* **GIVEN PROBLEM**: Word for word, restate every line of the listing that follows.

- - -

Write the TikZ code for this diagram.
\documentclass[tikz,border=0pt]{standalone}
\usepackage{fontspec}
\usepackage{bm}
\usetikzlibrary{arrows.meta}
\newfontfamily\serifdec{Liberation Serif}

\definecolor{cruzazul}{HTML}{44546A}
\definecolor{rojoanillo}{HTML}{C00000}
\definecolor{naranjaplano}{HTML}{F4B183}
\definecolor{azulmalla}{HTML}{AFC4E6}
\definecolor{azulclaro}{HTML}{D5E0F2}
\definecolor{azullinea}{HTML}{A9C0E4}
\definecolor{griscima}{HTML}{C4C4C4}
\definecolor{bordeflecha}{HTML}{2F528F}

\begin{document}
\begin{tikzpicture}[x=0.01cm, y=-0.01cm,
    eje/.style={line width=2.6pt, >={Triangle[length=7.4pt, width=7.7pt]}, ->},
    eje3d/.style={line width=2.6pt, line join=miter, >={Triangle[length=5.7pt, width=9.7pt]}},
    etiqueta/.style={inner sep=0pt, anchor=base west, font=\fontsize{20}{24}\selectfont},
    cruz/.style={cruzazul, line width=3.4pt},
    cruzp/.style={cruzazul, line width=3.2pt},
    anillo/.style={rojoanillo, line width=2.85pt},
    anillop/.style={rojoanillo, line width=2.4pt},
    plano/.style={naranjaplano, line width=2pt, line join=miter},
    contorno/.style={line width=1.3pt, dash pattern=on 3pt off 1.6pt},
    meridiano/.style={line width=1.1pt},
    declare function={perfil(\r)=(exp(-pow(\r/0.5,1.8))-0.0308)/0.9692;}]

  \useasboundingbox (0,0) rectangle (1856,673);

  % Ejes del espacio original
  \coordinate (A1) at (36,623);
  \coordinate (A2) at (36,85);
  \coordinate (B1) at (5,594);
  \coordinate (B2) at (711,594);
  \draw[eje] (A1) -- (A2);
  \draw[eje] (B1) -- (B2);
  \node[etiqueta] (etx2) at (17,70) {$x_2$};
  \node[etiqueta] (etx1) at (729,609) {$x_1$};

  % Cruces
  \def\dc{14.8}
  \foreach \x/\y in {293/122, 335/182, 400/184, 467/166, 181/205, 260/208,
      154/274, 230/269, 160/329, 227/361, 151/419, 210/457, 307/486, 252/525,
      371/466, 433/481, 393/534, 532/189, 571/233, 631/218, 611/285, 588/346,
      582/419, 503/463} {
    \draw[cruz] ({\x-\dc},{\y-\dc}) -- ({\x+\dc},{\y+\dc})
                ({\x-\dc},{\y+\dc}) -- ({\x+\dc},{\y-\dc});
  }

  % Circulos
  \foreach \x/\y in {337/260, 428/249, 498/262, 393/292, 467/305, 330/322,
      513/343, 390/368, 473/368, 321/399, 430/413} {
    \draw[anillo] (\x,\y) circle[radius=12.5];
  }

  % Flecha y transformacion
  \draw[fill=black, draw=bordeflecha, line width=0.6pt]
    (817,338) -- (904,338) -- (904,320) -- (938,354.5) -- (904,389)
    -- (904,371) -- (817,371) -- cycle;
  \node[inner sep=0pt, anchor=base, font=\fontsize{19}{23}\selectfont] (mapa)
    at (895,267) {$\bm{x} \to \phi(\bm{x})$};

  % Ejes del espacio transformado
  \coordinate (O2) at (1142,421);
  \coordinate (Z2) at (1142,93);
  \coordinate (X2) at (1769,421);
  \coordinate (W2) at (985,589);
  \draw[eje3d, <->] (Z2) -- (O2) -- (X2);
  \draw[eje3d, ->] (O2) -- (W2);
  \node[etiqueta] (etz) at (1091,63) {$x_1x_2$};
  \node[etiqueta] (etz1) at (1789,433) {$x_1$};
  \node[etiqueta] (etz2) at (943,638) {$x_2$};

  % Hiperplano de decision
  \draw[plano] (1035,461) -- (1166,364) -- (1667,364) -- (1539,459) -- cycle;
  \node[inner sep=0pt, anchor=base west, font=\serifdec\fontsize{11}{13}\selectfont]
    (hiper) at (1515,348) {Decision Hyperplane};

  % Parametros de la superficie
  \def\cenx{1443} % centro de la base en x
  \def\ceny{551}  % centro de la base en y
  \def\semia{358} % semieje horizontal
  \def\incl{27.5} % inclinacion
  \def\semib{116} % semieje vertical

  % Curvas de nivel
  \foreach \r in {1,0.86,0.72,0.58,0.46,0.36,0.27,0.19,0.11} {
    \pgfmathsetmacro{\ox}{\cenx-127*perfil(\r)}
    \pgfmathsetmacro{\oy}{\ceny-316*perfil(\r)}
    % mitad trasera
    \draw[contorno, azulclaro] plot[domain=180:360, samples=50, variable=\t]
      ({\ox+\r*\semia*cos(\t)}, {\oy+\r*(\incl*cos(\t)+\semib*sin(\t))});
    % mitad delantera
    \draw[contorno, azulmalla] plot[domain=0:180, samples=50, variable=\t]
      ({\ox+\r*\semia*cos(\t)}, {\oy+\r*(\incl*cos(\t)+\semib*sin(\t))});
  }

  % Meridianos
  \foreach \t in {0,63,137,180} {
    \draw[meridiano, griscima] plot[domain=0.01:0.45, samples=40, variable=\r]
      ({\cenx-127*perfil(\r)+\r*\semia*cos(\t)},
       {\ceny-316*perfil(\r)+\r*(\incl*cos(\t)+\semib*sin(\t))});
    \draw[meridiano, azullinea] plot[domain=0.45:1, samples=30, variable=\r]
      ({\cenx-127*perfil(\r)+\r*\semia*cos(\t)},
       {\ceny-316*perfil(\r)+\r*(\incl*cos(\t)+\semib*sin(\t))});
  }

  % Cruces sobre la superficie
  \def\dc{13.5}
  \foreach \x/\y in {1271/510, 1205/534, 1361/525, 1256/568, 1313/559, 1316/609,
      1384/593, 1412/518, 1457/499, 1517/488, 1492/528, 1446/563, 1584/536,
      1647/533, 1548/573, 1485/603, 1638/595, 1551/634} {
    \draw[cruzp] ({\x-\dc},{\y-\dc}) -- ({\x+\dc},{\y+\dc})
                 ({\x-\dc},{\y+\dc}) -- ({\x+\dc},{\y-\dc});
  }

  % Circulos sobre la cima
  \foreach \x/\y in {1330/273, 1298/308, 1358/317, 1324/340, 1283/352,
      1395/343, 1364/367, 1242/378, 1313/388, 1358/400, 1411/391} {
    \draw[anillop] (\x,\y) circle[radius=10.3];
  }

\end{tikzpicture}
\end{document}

- - -

* **SOLUTION BELOW**:
Write the TikZ code for this diagram.
\documentclass[tikz,border=0pt]{standalone}
\usepackage{fontspec}
\usepackage{bm}
\usetikzlibrary{arrows.meta}
\newfontfamily\serifdec{Liberation Serif}

\definecolor{cruzazul}{HTML}{44546A}
\definecolor{rojoanillo}{HTML}{C00000}
\definecolor{naranjaplano}{HTML}{F4B183}
\definecolor{azulmalla}{HTML}{AFC4E6}
\definecolor{azulclaro}{HTML}{D5E0F2}
\definecolor{azullinea}{HTML}{A9C0E4}
\definecolor{griscima}{HTML}{C4C4C4}
\definecolor{bordeflecha}{HTML}{2F528F}

\begin{document}
\begin{tikzpicture}[x=0.01cm, y=-0.01cm,
    eje/.style={line width=2.6pt, >={Triangle[length=7.4pt, width=7.7pt]}, ->},
    eje3d/.style={line width=2.6pt, line join=miter, >={Triangle[length=5.7pt, width=9.7pt]}},
    etiqueta/.style={inner sep=0pt, anchor=base west, font=\fontsize{20}{24}\selectfont},
    cruz/.style={cruzazul, line width=3.4pt},
    cruzp/.style={cruzazul, line width=3.2pt},
    anillo/.style={rojoanillo, line width=2.85pt},
    anillop/.style={rojoanillo, line width=2.4pt},
    plano/.style={naranjaplano, line width=2pt, line join=miter},
    contorno/.style={line width=1.3pt, dash pattern=on 3pt off 1.6pt},
    meridiano/.style={line width=1.1pt},
    declare function={perfil(\r)=(exp(-pow(\r/0.5,1.8))-0.0308)/0.9692;}]

  \useasboundingbox (0,0) rectangle (1856,673);

  % Ejes del espacio original
  \coordinate (A1) at (36,623);
  \coordinate (A2) at (36,85);
  \coordinate (B1) at (5,594);
  \coordinate (B2) at (711,594);
  \draw[eje] (A1) -- (A2);
  \draw[eje] (B1) -- (B2);
  \node[etiqueta] (etx2) at (17,70) {$x_2$};
  \node[etiqueta] (etx1) at (729,609) {$x_1$};

  % Cruces
  \def\dc{14.8}
  \foreach \x/\y in {293/122, 335/182, 400/184, 467/166, 181/205, 260/208,
      154/274, 230/269, 160/329, 227/361, 151/419, 210/457, 307/486, 252/525,
      371/466, 433/481, 393/534, 532/189, 571/233, 631/218, 611/285, 588/346,
      582/419, 503/463} {
    \draw[cruz] ({\x-\dc},{\y-\dc}) -- ({\x+\dc},{\y+\dc})
                ({\x-\dc},{\y+\dc}) -- ({\x+\dc},{\y-\dc});
  }

  % Circulos
  \foreach \x/\y in {337/260, 428/249, 498/262, 393/292, 467/305, 330/322,
      513/343, 390/368, 473/368, 321/399, 430/413} {
    \draw[anillo] (\x,\y) circle[radius=12.5];
  }

  % Flecha y transformacion
  \draw[fill=black, draw=bordeflecha, line width=0.6pt]
    (817,338) -- (904,338) -- (904,320) -- (938,354.5) -- (904,389)
    -- (904,371) -- (817,371) -- cycle;
  \node[inner sep=0pt, anchor=base, font=\fontsize{19}{23}\selectfont] (mapa)
    at (895,267) {$\bm{x} \to \phi(\bm{x})$};

  % Ejes del espacio transformado
  \coordinate (O2) at (1142,421);
  \coordinate (Z2) at (1142,93);
  \coordinate (X2) at (1769,421);
  \coordinate (W2) at (985,589);
  \draw[eje3d, <->] (Z2) -- (O2) -- (X2);
  \draw[eje3d, ->] (O2) -- (W2);
  \node[etiqueta] (etz) at (1091,63) {$x_1x_2$};
  \node[etiqueta] (etz1) at (1789,433) {$x_1$};
  \node[etiqueta] (etz2) at (943,638) {$x_2$};

  % Hiperplano de decision
  \draw[plano] (1035,461) -- (1166,364) -- (1667,364) -- (1539,459) -- cycle;
  \node[inner sep=0pt, anchor=base west, font=\serifdec\fontsize{11}{13}\selectfont]
    (hiper) at (1515,348) {Decision Hyperplane};

  % Parametros de la superficie
  \def\cenx{1443} % centro de la base en x
  \def\ceny{551}  % centro de la base en y
  \def\semia{358} % semieje horizontal
  \def\incl{27.5} % inclinacion
  \def\semib{116} % semieje vertical

  % Curvas de nivel
  \foreach \r in {1,0.86,0.72,0.58,0.46,0.36,0.27,0.19,0.11} {
    \pgfmathsetmacro{\ox}{\cenx-127*perfil(\r)}
    \pgfmathsetmacro{\oy}{\ceny-316*perfil(\r)}
    % mitad trasera
    \draw[contorno, azulclaro] plot[domain=180:360, samples=50, variable=\t]
      ({\ox+\r*\semia*cos(\t)}, {\oy+\r*(\incl*cos(\t)+\semib*sin(\t))});
    % mitad delantera
    \draw[contorno, azulmalla] plot[domain=0:180, samples=50, variable=\t]
      ({\ox+\r*\semia*cos(\t)}, {\oy+\r*(\incl*cos(\t)+\semib*sin(\t))});
  }

  % Meridianos
  \foreach \t in {0,63,137,180} {
    \draw[meridiano, griscima] plot[domain=0.01:0.45, samples=40, variable=\r]
      ({\cenx-127*perfil(\r)+\r*\semia*cos(\t)},
       {\ceny-316*perfil(\r)+\r*(\incl*cos(\t)+\semib*sin(\t))});
    \draw[meridiano, azullinea] plot[domain=0.45:1, samples=30, variable=\r]
      ({\cenx-127*perfil(\r)+\r*\semia*cos(\t)},
       {\ceny-316*perfil(\r)+\r*(\incl*cos(\t)+\semib*sin(\t))});
  }

  % Cruces sobre la superficie
  \def\dc{13.5}
  \foreach \x/\y in {1271/510, 1205/534, 1361/525, 1256/568, 1313/559, 1316/609,
      1384/593, 1412/518, 1457/499, 1517/488, 1492/528, 1446/563, 1584/536,
      1647/533, 1548/573, 1485/603, 1638/595, 1551/634} {
    \draw[cruzp] ({\x-\dc},{\y-\dc}) -- ({\x+\dc},{\y+\dc})
                 ({\x-\dc},{\y+\dc}) -- ({\x+\dc},{\y-\dc});
  }

  % Circulos sobre la cima
  \foreach \x/\y in {1330/273, 1298/308, 1358/317, 1324/340, 1283/352,
      1395/343, 1364/367, 1242/378, 1313/388, 1358/400, 1411/391} {
    \draw[anillop] (\x,\y) circle[radius=10.3];
  }

\end{tikzpicture}
\end{document}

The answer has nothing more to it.